Oh yes, this game is immersive [:)]
warspite1

Sorry - just to be clear for newcomers to the game - there are separate pools for various unit types you try and build.

So in the above, they were two separate scenarios - getting a Fairey Battle was not instead of an armour unit, but instead of a better quality aircraft of the same type [:)]




wodin -> RE: Immersion? (10/31/2013 8:44:37 PM)

I always enjoy chrome..so I don't see it as a negative if thats how it came across.

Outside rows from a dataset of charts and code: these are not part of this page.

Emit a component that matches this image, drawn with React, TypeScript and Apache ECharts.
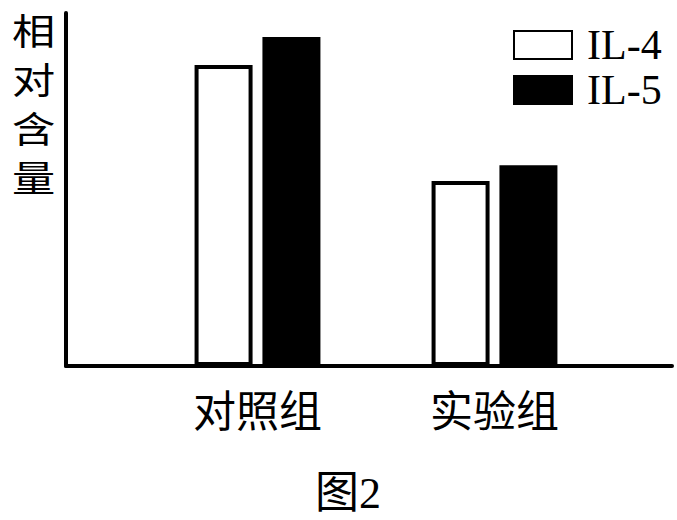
import React, { useEffect, useRef } from "react";
import * as echarts from "echarts";

const categories = ["对照组", "实验组"];
const il4Values = [85.3, 52.4];
const il5Values = [93.2, 56.9];
const seriesNames = ["IL-4", "IL-5"];
const yAxisLabel = "相对含量";
const figureTitle = "图2";

const FONT = "'Liberation Serif', 'Noto Sans CJK SC', serif";

export default function App() {
  const ref = useRef<HTMLDivElement>(null);
  useEffect(() => {
    if (!ref.current) return;
    const chart = echarts.init(ref.current, null, { renderer: "svg" });
    chart.setOption({
      animation: false,
      backgroundColor: "#ffffff",
      title: {
        text: figureTitle,
        left: 310,
        top: 466,
        textStyle: { fontFamily: FONT, fontSize: 44, fontWeight: "normal", color: "#000" },
      },
      legend: {
        orient: "vertical",
        left: 508,
        top: 19,
        itemWidth: 58,
        itemHeight: 28,
        itemGap: 3,
        icon: "rect",
        selectedMode: false,
        data: seriesNames,
        textStyle: {
          fontFamily: FONT,
          fontSize: 42,
          lineHeight: 40,
          color: "#000",
          padding: [0, 0, 0, 10],
        },
      },
      graphic: yAxisLabel.split("").map((ch, i) => ({
        type: "text",
        x: 12,
        y: 11 + i * 49,
        scaleX: 1.2,
        style: {
          text: ch,
          font: "36px 'Noto Sans CJK SC'",
          fill: "#000",
        },
      })),
      grid: [
        { left: 66, right: 5, top: 13, bottom: 154 },
        { left: 139, right: 64, top: 13, bottom: 154 },
      ],
      xAxis: [
        {
          type: "value",
          gridIndex: 0,
          min: 0,
          max: 1,
          axisLine: { show: true, onZero: false, lineStyle: { color: "#000", width: 4 } },
          axisTick: { show: false },
          axisLabel: { show: false },
          splitLine: { show: false },
        },
        {
          type: "category",
          gridIndex: 1,
          data: categories,
          axisLine: { show: false },
          axisTick: { show: false },
          axisLabel: {
            margin: 20,
            fontFamily: "'Noto Sans CJK SC'",
            fontSize: 43,
            color: "#000",
          },
        },
      ],
      yAxis: [
        {
          type: "value",
          gridIndex: 0,
          min: 0,
          max: 100,
          axisLine: { show: true, onZero: false, lineStyle: { color: "#000", width: 4 } },
          axisTick: { show: false },
          axisLabel: { show: false },
          splitLine: { show: false },
        },
        {
          type: "value",
          gridIndex: 1,
          min: 0,
          max: 100,
          show: false,
          splitLine: { show: false },
        },
      ],
      series: [
        {
          name: seriesNames[0],
          type: "bar",
          xAxisIndex: 1,
          yAxisIndex: 1,
          data: il4Values,
          barWidth: 58,
          barGap: "17%",
          itemStyle: { color: "#ffffff", borderColor: "#000", borderWidth: 4 },
        },
        {
          name: seriesNames[1],
          type: "bar",
          xAxisIndex: 1,
          yAxisIndex: 1,
          data: il5Values,
          barWidth: 58,
          itemStyle: { color: "#000000", borderColor: "#000", borderWidth: 4 },
        },
      ],
    });
    return () => chart.dispose();
  }, []);
  return (
    <div
      ref={ref}
      style={{ position: "fixed", left: 0, top: 0, width: 677, height: 520 }}
    />
  );
}
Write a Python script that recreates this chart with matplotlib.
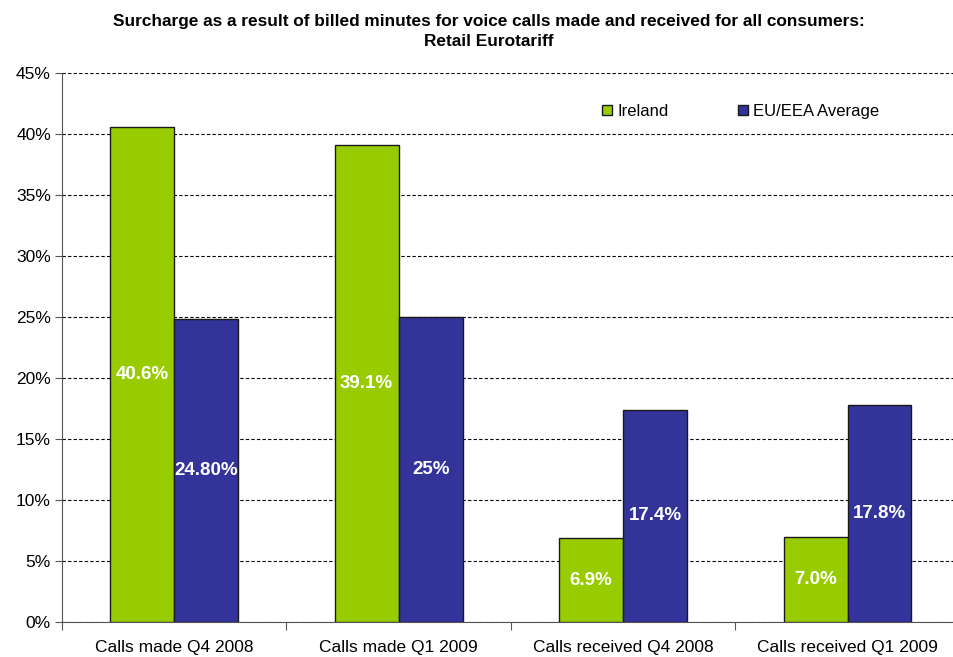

The passion of the boardgame players is what has me interested in this more than anything else. It must have something I think to myself for them to be so into the boardgame.


quote:

ORIGINAL: brian brian

as for the "Chrome" question - a neat thing about WiF is that you can choose to increase the Chrome through the use of the optional rules, and can thus dial the level of Chrome up or down somewhat.




Shannon V. OKeets -> RE: Immersion? (10/31/2013 9:20:36 PM)


quote:

ORIGINAL: wodin

I always enjoy chrome..so I don't see it as a negative if thats how it came across.

The passion of the boardgame players is what has me interested in this more than anything else. It must have something I think to myself for them to be so into the boardgame.


quote:

ORIGINAL: brian brian

as for the "Chrome" question - a neat thing about WiF is that you can choose to increase the Chrome through the use of the optional rules, and can thus dial the level of Chrome up or down somewhat.


Every one of the 8 major powers plays differently. There are marked differences in their geography (terrain, overseas possessions), force pools (air, land, and naval), production capabilities, and to some degree, when they become involved in the war.

The randomness of the starting forces isn't dramatically different from game to game, but there is enough variation to prevent players from designing 'perfect' first moves, etc. The die rolls and other randomized events (e.g., drawing markers for US entry, appearance of partisans) force the players to roll with the punches, and reward those who can exploit a good break.

What to do, what to do? That question is omnipresent in WIF. Some stuff is pretty obvious, when you are following through on a previously made major commitment (e.g., Germany going to war with Russia). But for the most part, the player has several good choices available and has to choose between them.

The result is a game where you always feel you might have done better. That you didn't foresee all that you should have. That you could have used your forces differently and really taught your opponent how the game should be played.[8D]




wodin -> RE: Immersion? (10/31/2013 9:48:05 PM)

Thanks for the info.




DSWargamer -> RE: Immersion? (10/31/2013 10:32:47 PM)

One person's immersion is another's deadly dull.

I can get completely lost in a game of ASL and actually hear the sounds of battle just looking at the game.

I get the same effect with A3R and WiF will be no different even if on a computer.

I get absolutely nothing from real time click fests, and don't really care for the frantic pace of even pausable designs.

Shooters look and feel too much like 1980s arcade games, and MMOs simply don't seem to have any realism for me.

The controls though in a game need to be very well thought out. Because if all of my attention is spent on keeping track of menus, then it detracts from keeping track of the game itself. And as such, I have not as yet found any scale of simulation that is better than another. I have seen hard to play squad tactical and hard to play operational. Hard to play meaning hard to control the functions, not hard to actually succeed in the game.

So far Strategic Command 1 and Battle Academy are clearly the best games for controls I have experienced.




SamuraiProgrmmr -> RE: Immersion? (11/1/2013 12:40:18 AM)

The original Quake got me in much the same way. Two spots in the first chapter gave me the willies.

Also, there was a game called Gabriel Knight. The box said "for the first time we have experienced real fear while playing a computer game." I thought 'Yeah - Right'. During play, I got to one point in mid game and was shaken enough that I never went back to it.... My wife quit at the exact same spot.

Ahhhh just think what can be done in that genre with Occulus Rift!